[Exercise description] Copy out the data below as written; omit any images.

[Dataset extract]
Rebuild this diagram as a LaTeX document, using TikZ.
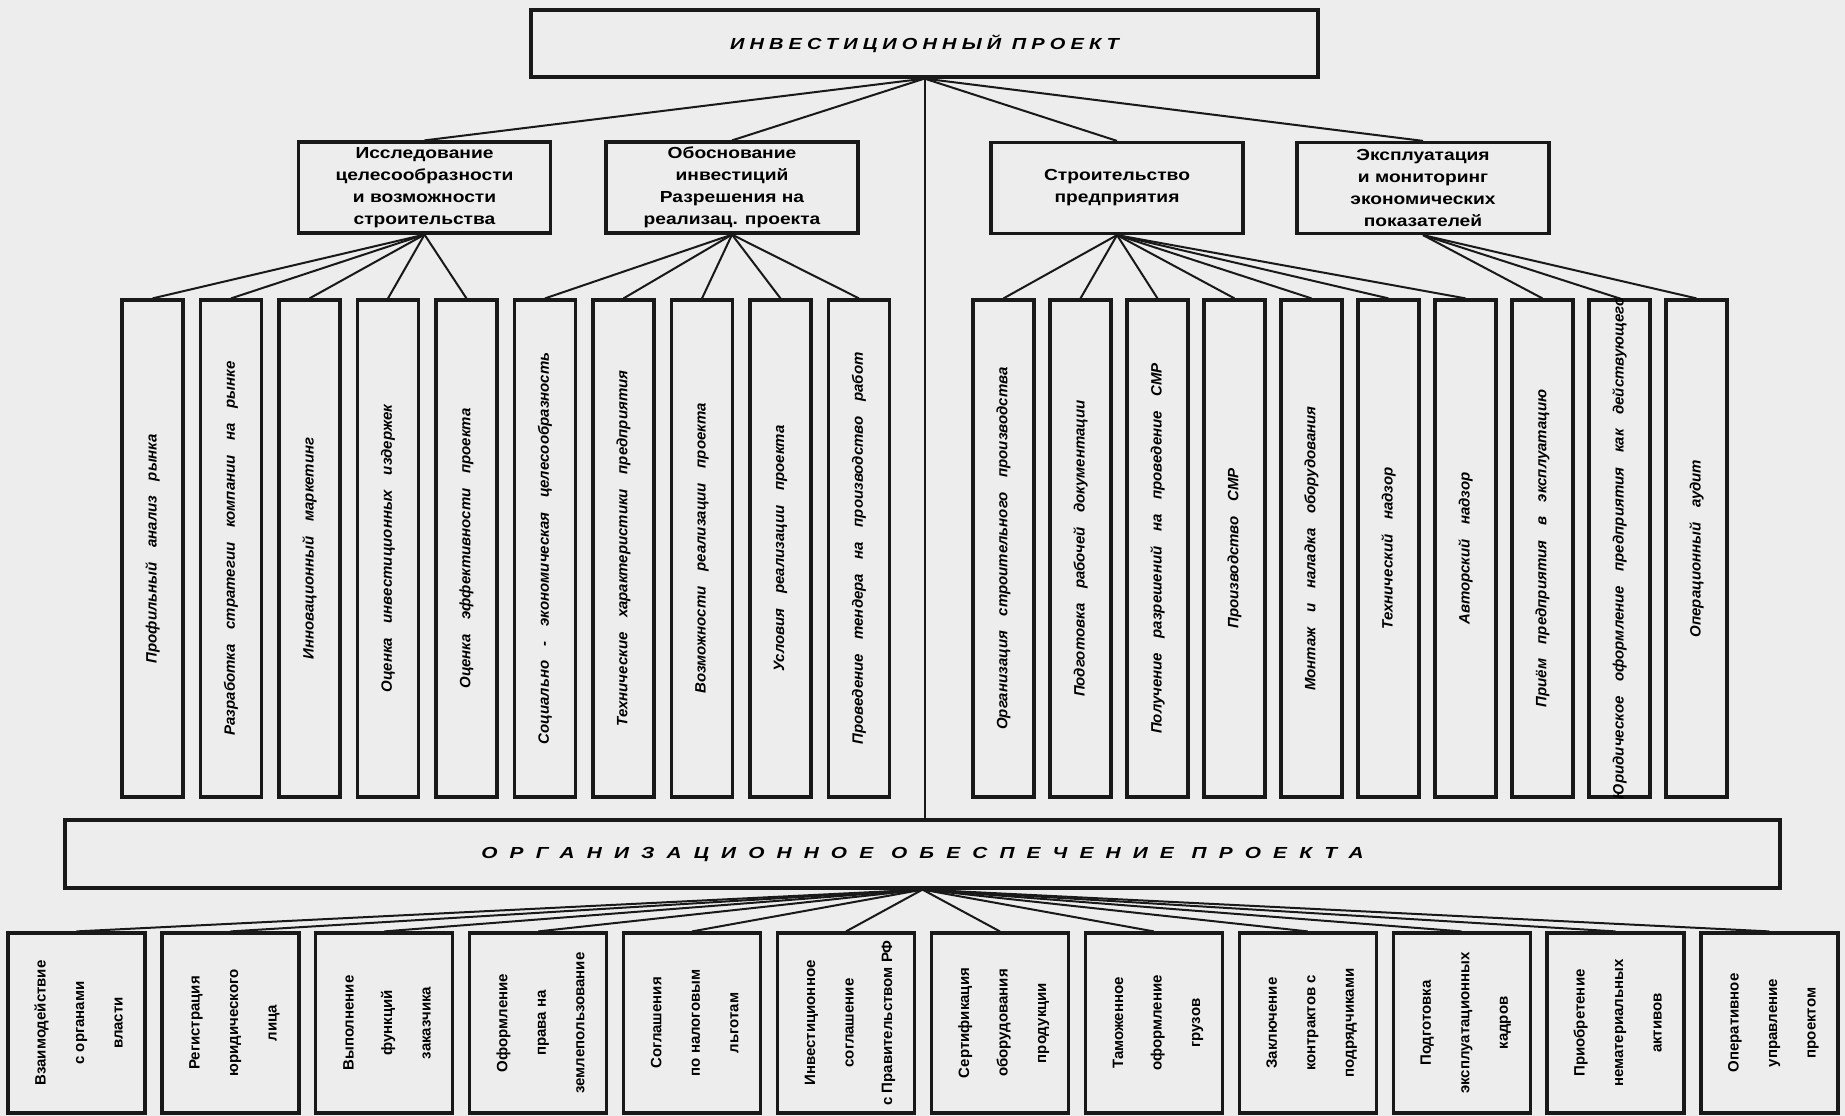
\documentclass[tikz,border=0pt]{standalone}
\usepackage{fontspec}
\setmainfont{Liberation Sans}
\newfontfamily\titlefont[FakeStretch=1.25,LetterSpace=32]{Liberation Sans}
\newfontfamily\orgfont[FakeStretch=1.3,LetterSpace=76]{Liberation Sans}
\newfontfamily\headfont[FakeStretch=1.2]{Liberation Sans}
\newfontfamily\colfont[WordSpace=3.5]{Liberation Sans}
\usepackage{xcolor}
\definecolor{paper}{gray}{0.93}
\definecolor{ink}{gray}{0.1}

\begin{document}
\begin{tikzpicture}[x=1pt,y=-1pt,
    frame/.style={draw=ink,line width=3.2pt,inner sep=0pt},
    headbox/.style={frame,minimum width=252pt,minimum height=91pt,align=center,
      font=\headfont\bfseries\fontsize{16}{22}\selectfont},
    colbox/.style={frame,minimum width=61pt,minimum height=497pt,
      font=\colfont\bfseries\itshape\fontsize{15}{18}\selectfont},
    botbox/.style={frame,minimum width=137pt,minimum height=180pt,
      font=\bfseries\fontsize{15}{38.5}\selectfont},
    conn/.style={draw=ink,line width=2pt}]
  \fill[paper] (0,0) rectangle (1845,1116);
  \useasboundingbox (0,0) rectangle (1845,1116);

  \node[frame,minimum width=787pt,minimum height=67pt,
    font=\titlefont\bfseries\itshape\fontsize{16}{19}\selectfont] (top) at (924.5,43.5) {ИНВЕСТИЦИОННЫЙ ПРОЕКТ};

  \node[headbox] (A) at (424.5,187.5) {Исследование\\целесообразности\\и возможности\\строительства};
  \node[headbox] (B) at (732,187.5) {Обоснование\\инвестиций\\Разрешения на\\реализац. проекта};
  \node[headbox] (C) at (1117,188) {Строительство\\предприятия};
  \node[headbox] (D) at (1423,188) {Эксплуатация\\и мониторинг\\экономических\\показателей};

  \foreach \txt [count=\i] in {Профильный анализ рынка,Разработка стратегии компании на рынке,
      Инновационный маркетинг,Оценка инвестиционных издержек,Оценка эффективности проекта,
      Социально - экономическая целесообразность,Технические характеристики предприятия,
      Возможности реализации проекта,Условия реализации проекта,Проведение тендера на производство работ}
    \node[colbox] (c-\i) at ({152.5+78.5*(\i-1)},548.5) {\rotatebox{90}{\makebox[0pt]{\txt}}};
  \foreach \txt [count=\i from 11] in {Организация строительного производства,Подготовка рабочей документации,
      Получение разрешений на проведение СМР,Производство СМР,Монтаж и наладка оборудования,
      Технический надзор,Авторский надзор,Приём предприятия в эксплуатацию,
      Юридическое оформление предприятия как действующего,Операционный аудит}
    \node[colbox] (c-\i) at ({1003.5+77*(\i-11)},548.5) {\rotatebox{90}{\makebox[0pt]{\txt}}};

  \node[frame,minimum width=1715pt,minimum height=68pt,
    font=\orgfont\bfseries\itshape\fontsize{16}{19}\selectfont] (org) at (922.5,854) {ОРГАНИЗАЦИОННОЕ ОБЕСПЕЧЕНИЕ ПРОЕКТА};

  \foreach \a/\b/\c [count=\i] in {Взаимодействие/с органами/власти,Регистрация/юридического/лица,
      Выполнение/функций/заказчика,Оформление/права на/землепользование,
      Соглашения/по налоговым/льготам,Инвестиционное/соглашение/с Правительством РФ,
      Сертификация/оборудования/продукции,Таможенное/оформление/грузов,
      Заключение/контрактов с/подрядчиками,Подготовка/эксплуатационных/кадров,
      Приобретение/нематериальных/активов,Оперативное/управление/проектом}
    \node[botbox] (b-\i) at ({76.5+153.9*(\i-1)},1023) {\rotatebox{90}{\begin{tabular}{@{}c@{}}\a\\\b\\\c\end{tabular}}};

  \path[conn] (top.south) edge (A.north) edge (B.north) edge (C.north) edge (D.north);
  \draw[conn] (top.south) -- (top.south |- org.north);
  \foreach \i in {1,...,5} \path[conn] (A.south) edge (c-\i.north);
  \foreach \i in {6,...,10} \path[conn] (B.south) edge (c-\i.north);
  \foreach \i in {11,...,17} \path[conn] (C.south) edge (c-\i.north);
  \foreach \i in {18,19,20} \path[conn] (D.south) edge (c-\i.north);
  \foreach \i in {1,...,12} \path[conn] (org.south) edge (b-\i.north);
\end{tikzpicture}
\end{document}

[The solution]
Rebuild this diagram as a LaTeX document, using TikZ.
\documentclass[tikz,border=0pt]{standalone}
\usepackage{fontspec}
\setmainfont{Liberation Sans}
\newfontfamily\titlefont[FakeStretch=1.25,LetterSpace=32]{Liberation Sans}
\newfontfamily\orgfont[FakeStretch=1.3,LetterSpace=76]{Liberation Sans}
\newfontfamily\headfont[FakeStretch=1.2]{Liberation Sans}
\newfontfamily\colfont[WordSpace=3.5]{Liberation Sans}
\usepackage{xcolor}
\definecolor{paper}{gray}{0.93}
\definecolor{ink}{gray}{0.1}

\begin{document}
\begin{tikzpicture}[x=1pt,y=-1pt,
    frame/.style={draw=ink,line width=3.2pt,inner sep=0pt},
    headbox/.style={frame,minimum width=252pt,minimum height=91pt,align=center,
      font=\headfont\bfseries\fontsize{16}{22}\selectfont},
    colbox/.style={frame,minimum width=61pt,minimum height=497pt,
      font=\colfont\bfseries\itshape\fontsize{15}{18}\selectfont},
    botbox/.style={frame,minimum width=137pt,minimum height=180pt,
      font=\bfseries\fontsize{15}{38.5}\selectfont},
    conn/.style={draw=ink,line width=2pt}]
  \fill[paper] (0,0) rectangle (1845,1116);
  \useasboundingbox (0,0) rectangle (1845,1116);

  \node[frame,minimum width=787pt,minimum height=67pt,
    font=\titlefont\bfseries\itshape\fontsize{16}{19}\selectfont] (top) at (924.5,43.5) {ИНВЕСТИЦИОННЫЙ ПРОЕКТ};

  \node[headbox] (A) at (424.5,187.5) {Исследование\\целесообразности\\и возможности\\строительства};
  \node[headbox] (B) at (732,187.5) {Обоснование\\инвестиций\\Разрешения на\\реализац. проекта};
  \node[headbox] (C) at (1117,188) {Строительство\\предприятия};
  \node[headbox] (D) at (1423,188) {Эксплуатация\\и мониторинг\\экономических\\показателей};

  \foreach \txt [count=\i] in {Профильный анализ рынка,Разработка стратегии компании на рынке,
      Инновационный маркетинг,Оценка инвестиционных издержек,Оценка эффективности проекта,
      Социально - экономическая целесообразность,Технические характеристики предприятия,
      Возможности реализации проекта,Условия реализации проекта,Проведение тендера на производство работ}
    \node[colbox] (c-\i) at ({152.5+78.5*(\i-1)},548.5) {\rotatebox{90}{\makebox[0pt]{\txt}}};
  \foreach \txt [count=\i from 11] in {Организация строительного производства,Подготовка рабочей документации,
      Получение разрешений на проведение СМР,Производство СМР,Монтаж и наладка оборудования,
      Технический надзор,Авторский надзор,Приём предприятия в эксплуатацию,
      Юридическое оформление предприятия как действующего,Операционный аудит}
    \node[colbox] (c-\i) at ({1003.5+77*(\i-11)},548.5) {\rotatebox{90}{\makebox[0pt]{\txt}}};

  \node[frame,minimum width=1715pt,minimum height=68pt,
    font=\orgfont\bfseries\itshape\fontsize{16}{19}\selectfont] (org) at (922.5,854) {ОРГАНИЗАЦИОННОЕ ОБЕСПЕЧЕНИЕ ПРОЕКТА};

  \foreach \a/\b/\c [count=\i] in {Взаимодействие/с органами/власти,Регистрация/юридического/лица,
      Выполнение/функций/заказчика,Оформление/права на/землепользование,
      Соглашения/по налоговым/льготам,Инвестиционное/соглашение/с Правительством РФ,
      Сертификация/оборудования/продукции,Таможенное/оформление/грузов,
      Заключение/контрактов с/подрядчиками,Подготовка/эксплуатационных/кадров,
      Приобретение/нематериальных/активов,Оперативное/управление/проектом}
    \node[botbox] (b-\i) at ({76.5+153.9*(\i-1)},1023) {\rotatebox{90}{\begin{tabular}{@{}c@{}}\a\\\b\\\c\end{tabular}}};

  \path[conn] (top.south) edge (A.north) edge (B.north) edge (C.north) edge (D.north);
  \draw[conn] (top.south) -- (top.south |- org.north);
  \foreach \i in {1,...,5} \path[conn] (A.south) edge (c-\i.north);
  \foreach \i in {6,...,10} \path[conn] (B.south) edge (c-\i.north);
  \foreach \i in {11,...,17} \path[conn] (C.south) edge (c-\i.north);
  \foreach \i in {18,19,20} \path[conn] (D.south) edge (c-\i.north);
  \foreach \i in {1,...,12} \path[conn] (org.south) edge (b-\i.north);
\end{tikzpicture}
\end{document}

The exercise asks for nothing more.